Toxic algae bloom threatens California Dungeness crab season, just weeks before the recreational season is set to start on November 7th.
Increasingly high temperatures and an alarming spread of phytoplankton are the underlying causes of the potential call off of Dungeness crab season in California this year. Earlier this year the National Oceanic and Atmospheric Administration announced that just off the West Coast, a toxic algae bloom was observed.
Algae or phytoplankton ingested by shrimp and other marine organism that constitute the food source of the California Dungeness crabs may produce a toxic acid. Dubbed the domoic acid, it represents a neurotoxin which may cause severe health problems. In addition to nausea, vomiting, diarrhea, more severe cases may result in patients suffering seizures or memory loss. Ingesting domoic acid may even be fatal.
As toxic algae bloom threatens California Dungeness crab season, health authorities are monitoring the situation. Fishermen preparing for this holiday season are concerned that the results of test may deliver another blow to the industry.

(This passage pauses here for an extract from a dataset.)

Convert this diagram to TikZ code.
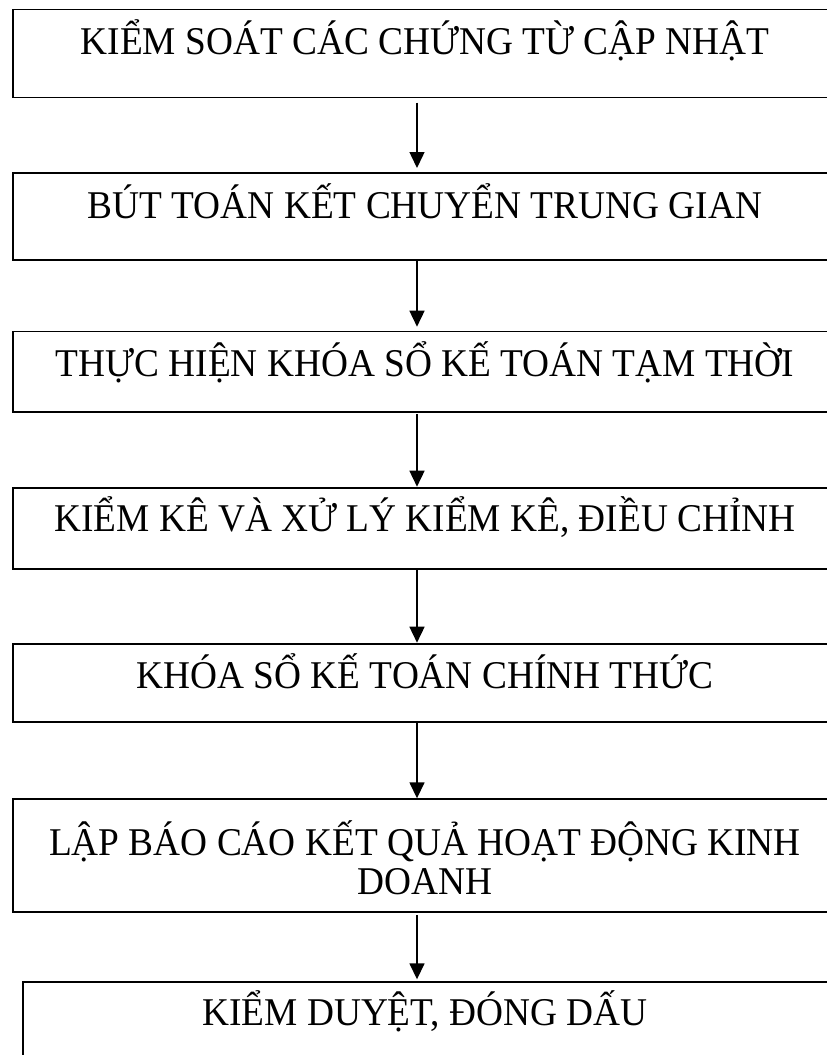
\documentclass[tikz,border=0pt]{standalone}
\usepackage{fontspec}
\setmainfont{Liberation Serif}[FakeStretch=0.95]
\usetikzlibrary{arrows.meta}
\begin{document}
\begin{tikzpicture}[x=1pt,y=-1pt,
  box/.style={draw, line width=1.7pt, rectangle, inner sep=0pt, outer sep=0pt, anchor=north west, minimum width=824.3pt},
  lbl/.style={anchor=base, inner sep=0pt, font=\fontsize{39.3}{39}\selectfont},
  arr/.style={line width=1.5pt, -{Triangle[length=16pt,width=15pt]}}]
\useasboundingbox (0,0) rectangle (827,1055);
\clip (0,0) rectangle (827,1055);
\coordinate (ax) at (417,0);
% boxes
\node[box, minimum height=88pt] (b1) at (12.7,9.5) {};
\node[box, minimum height=86.5pt] (b2) at (12.7,173.3) {};
\node[box, minimum height=80.2pt] (b3) at (12.7,331.5) {};
\node[box, minimum height=81.3pt] (b4) at (12.7,488) {};
\node[box, minimum height=77.7pt] (b5) at (12.7,644) {};
\node[box, minimum height=112.4pt, line width=2.1pt] (b6) at (12.7,799.3) {};
\node[box, minimum height=120pt, minimum width=815pt] (b7) at (22.7,981.7) {};
% texts
\node[lbl] (t1) at (425,54) {KIỂM SOÁT CÁC CHỨNG TỪ CẬP NHẬT};
\node[lbl] (t2) at (425,218.3) {BÚT TOÁN KẾT CHUYỂN TRUNG GIAN};
\node[lbl] (t3) at (425,376) {THỰC HIỆN KHÓA SỔ KẾ TOÁN TẠM THỜI};
\node[lbl] (t4) at (425,531.7) {KIỂM KÊ VÀ XỬ LÝ KIỂM KÊ, ĐIỀU CHỈNH};
\node[lbl] (t5) at (425,688.3) {KHÓA SỔ KẾ TOÁN CHÍNH THỨC};
\node[lbl] (t6a) at (425,855) {LẬP BÁO CÁO KẾT QUẢ HOẠT ĐỘNG KINH};
\node[lbl] (t6b) at (425,894) {DOANH};
\node[lbl] (t7) at (425,1025) {KIỂM DUYỆT, ĐÓNG DẤU};
% arrows
\draw[arr] ([yshift=-5.2pt]b1.south -| ax) -- ([yshift=5.3pt]b2.north -| ax);
\draw[arr] ([yshift=-0.3pt]b2.south -| ax) -- ([yshift=4.8pt]b3.north -| ax);
\draw[arr] ([yshift=-2.3pt]b3.south -| ax) -- ([yshift=1.3pt]b4.north -| ax);
\draw[arr] (b4.south -| ax) -- ([yshift=1.3pt]b5.north -| ax);
\draw[arr] (b5.south -| ax) -- ([yshift=1pt]b6.north -| ax);
\draw[arr] ([yshift=-3.3pt]b6.south -| ax) -- ([yshift=2.4pt]b7.north -| ax);
\end{tikzpicture}
\end{document}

Don Marshall, president of the California Small Boat Trollers Association, declared:
“If we lose the Thanksgiving market and the holiday market, that’s a crusher for us”.
On the other hand, the California Department of Public Health is currently running tests to establish the levels of domoic acid present on crab beds and in the water. According to official declarations, the tests concern Dungeness crabs encompassing eight areas.
These are: Morro and Monterey Bay, Bodega Bay, Half Moon Bay, Crescent City, Eureka, Trinidad, and Fort Bragg. The results are expected this week, with the California Fish and Wildlife Department urging patience.
The toxic algae bloom threatens California Dungeness crab season, and not only. Due to an intense spread this year, the Pacific seafood industry has taken a significant economic blow. At the same time, coastal tourism, as well as marine ecosystems have been affected. In the state of Washington, crab season was cancelled this summer.